- Exercise objective: Extract, unchanged, each line of the listing below from its first line through the line that contains "import matplotlib.pyplot as plt", inclusive, and nothing else.

- Data shown:
• • • • • • •

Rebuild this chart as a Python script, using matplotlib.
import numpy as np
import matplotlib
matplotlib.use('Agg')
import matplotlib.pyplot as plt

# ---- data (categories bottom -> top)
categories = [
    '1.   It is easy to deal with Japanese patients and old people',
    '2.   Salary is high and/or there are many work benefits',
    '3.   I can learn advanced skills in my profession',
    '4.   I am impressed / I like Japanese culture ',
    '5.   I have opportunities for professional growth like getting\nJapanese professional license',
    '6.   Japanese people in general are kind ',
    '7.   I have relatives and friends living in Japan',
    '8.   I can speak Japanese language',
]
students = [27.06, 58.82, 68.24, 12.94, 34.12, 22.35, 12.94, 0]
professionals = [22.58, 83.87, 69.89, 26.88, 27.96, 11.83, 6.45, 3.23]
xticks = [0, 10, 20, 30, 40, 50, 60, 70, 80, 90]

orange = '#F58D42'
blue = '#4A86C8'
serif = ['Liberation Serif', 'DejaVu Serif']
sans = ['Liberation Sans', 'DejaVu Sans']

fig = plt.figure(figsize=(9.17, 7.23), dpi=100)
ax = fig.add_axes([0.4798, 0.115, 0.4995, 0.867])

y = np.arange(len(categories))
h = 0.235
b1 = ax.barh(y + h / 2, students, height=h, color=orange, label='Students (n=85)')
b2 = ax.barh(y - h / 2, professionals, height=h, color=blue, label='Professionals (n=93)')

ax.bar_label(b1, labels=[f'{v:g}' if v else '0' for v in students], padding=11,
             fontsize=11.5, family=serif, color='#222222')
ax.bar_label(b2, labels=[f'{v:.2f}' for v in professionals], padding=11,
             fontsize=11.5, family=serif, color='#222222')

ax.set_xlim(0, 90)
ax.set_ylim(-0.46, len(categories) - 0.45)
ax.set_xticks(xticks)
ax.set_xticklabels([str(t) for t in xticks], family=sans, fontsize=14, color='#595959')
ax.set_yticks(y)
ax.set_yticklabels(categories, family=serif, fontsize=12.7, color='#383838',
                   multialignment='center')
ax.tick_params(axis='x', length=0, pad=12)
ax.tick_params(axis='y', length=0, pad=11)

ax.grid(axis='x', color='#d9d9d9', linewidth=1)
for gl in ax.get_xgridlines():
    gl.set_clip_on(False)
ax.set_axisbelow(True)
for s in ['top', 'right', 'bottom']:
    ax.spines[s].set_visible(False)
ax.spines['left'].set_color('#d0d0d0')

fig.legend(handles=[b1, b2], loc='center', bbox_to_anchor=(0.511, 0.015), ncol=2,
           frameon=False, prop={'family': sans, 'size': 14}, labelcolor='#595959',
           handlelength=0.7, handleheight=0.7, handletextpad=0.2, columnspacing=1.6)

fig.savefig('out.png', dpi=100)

• • • • • • •

- Answer to the exercise:
Rebuild this chart as a Python script, using matplotlib.
import numpy as np
import matplotlib
matplotlib.use('Agg')
import matplotlib.pyplot as plt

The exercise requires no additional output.